I am neither a proponent or opponent of Greg. I do not know him. But CS in Montana, and the US in general, needs more than grassroots. Presidential verbiage or political platforms are all fine and dandy for newspapers and arguments but they do not get the horse shod. Somebody has to grab the bull by the horns (I am getting all sorts of cowboy language going here) and say “Here is what we are going to try”. Maybe it will be like the New Math in the ‘60s and flop on its face but at least we will be trying to do something.
May 16, 2016
Microsoft’s Project Spark is going away. I am royally bummed. If you are not familiar with PS you have missed out. It is the coolest 3-D game authoring software you can imagine. It is definitely written for kids and hobbyists but it is still really cool. I can see why Microsoft is ending it. It looks support intensive and it is free. No money involved and MS already has a lot of no money involved products out there. I was planning to center a game course around PS but maybe it is for the best. I now have to learn Unity well enough to more than dabble in it. It is just that PS allowed the user to make such cool terrain and had interesting characters. A kid could whip a half way decent simple game in an hour and then share it with others. The programming language really was not a language and was a bit restricted but it was still good enough to get a kid started with some fundamental thinking with programming.

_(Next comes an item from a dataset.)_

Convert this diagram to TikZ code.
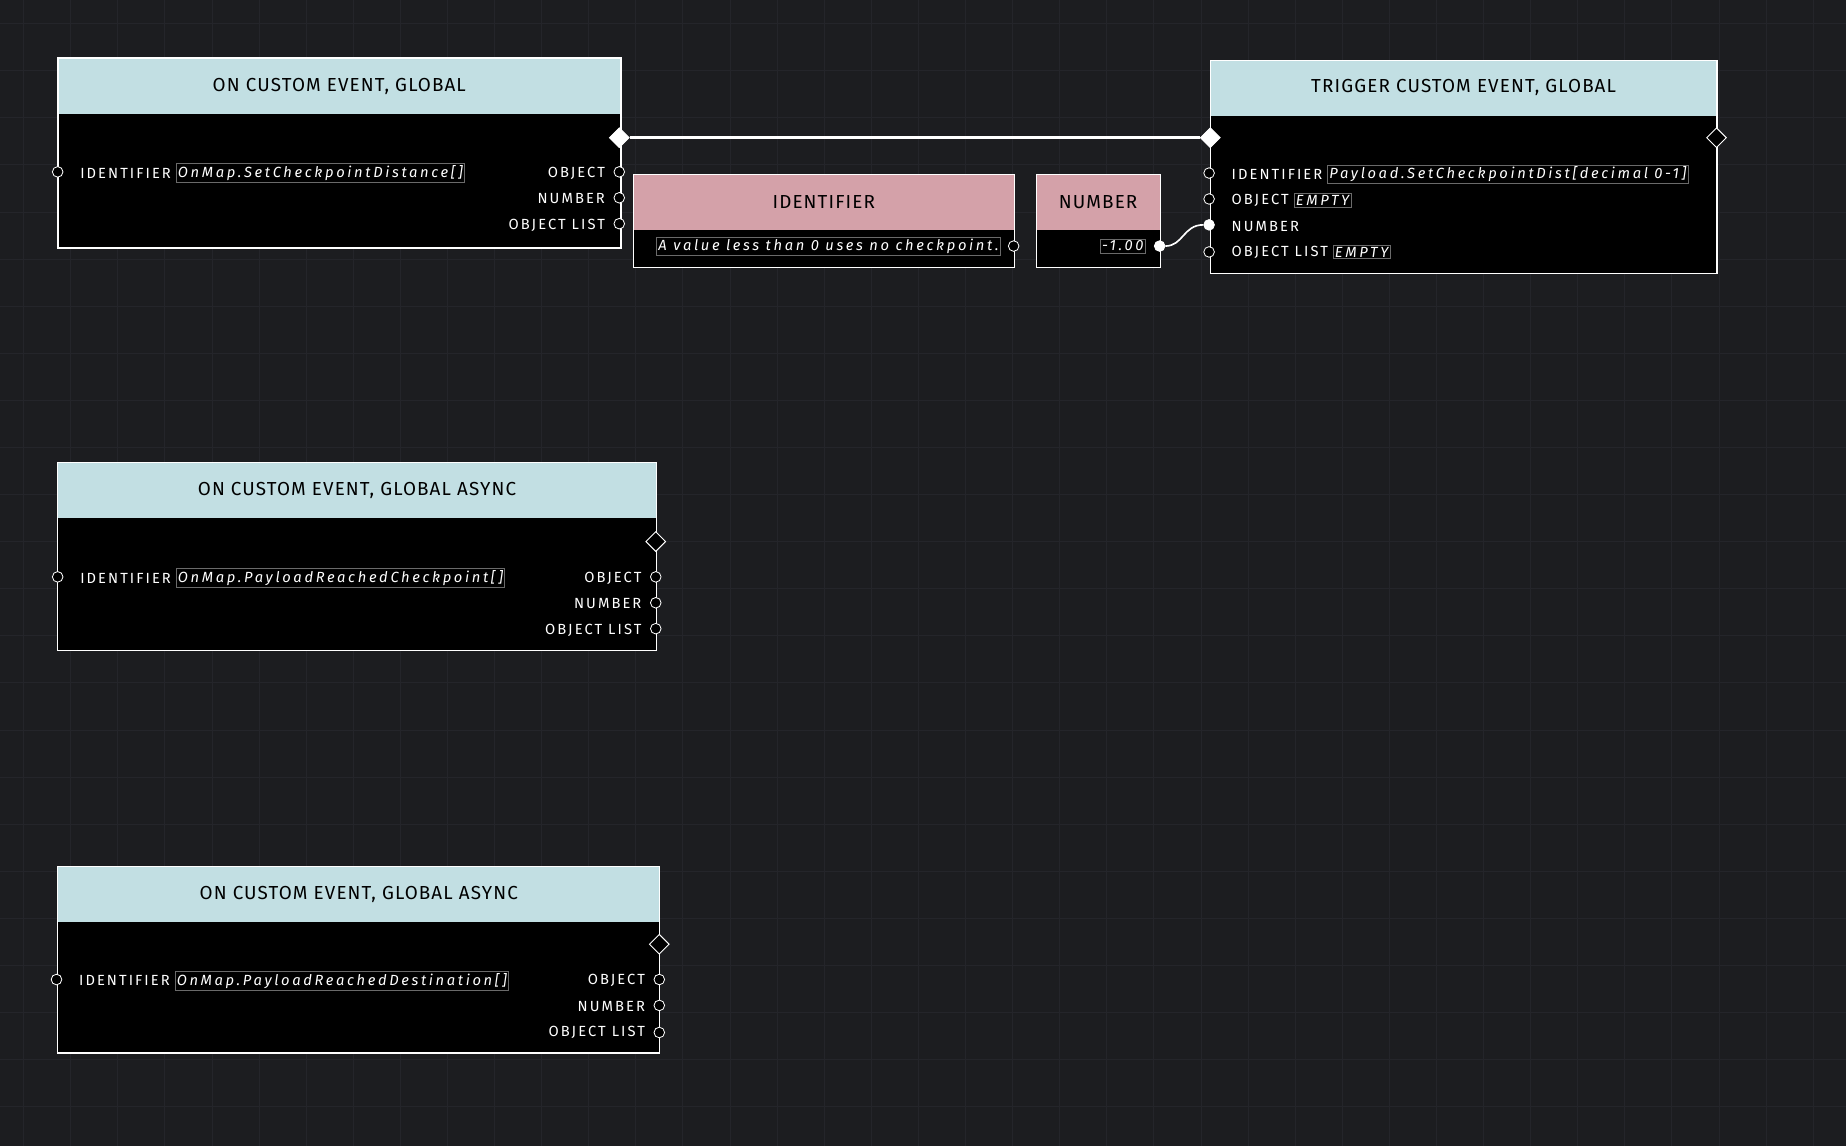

The loss of PS is going to leave a pretty big gap between Kodu and whatever else someone want to use after Kodu. I do not see Kodu or PS as great programming environments, but more as entry level drugs. Play with them for a while then get the kids interested in big kid languages where they can do more. PS was just such a great combination of building and programming. I can hope that MS comes out with something new and cool in this direction again.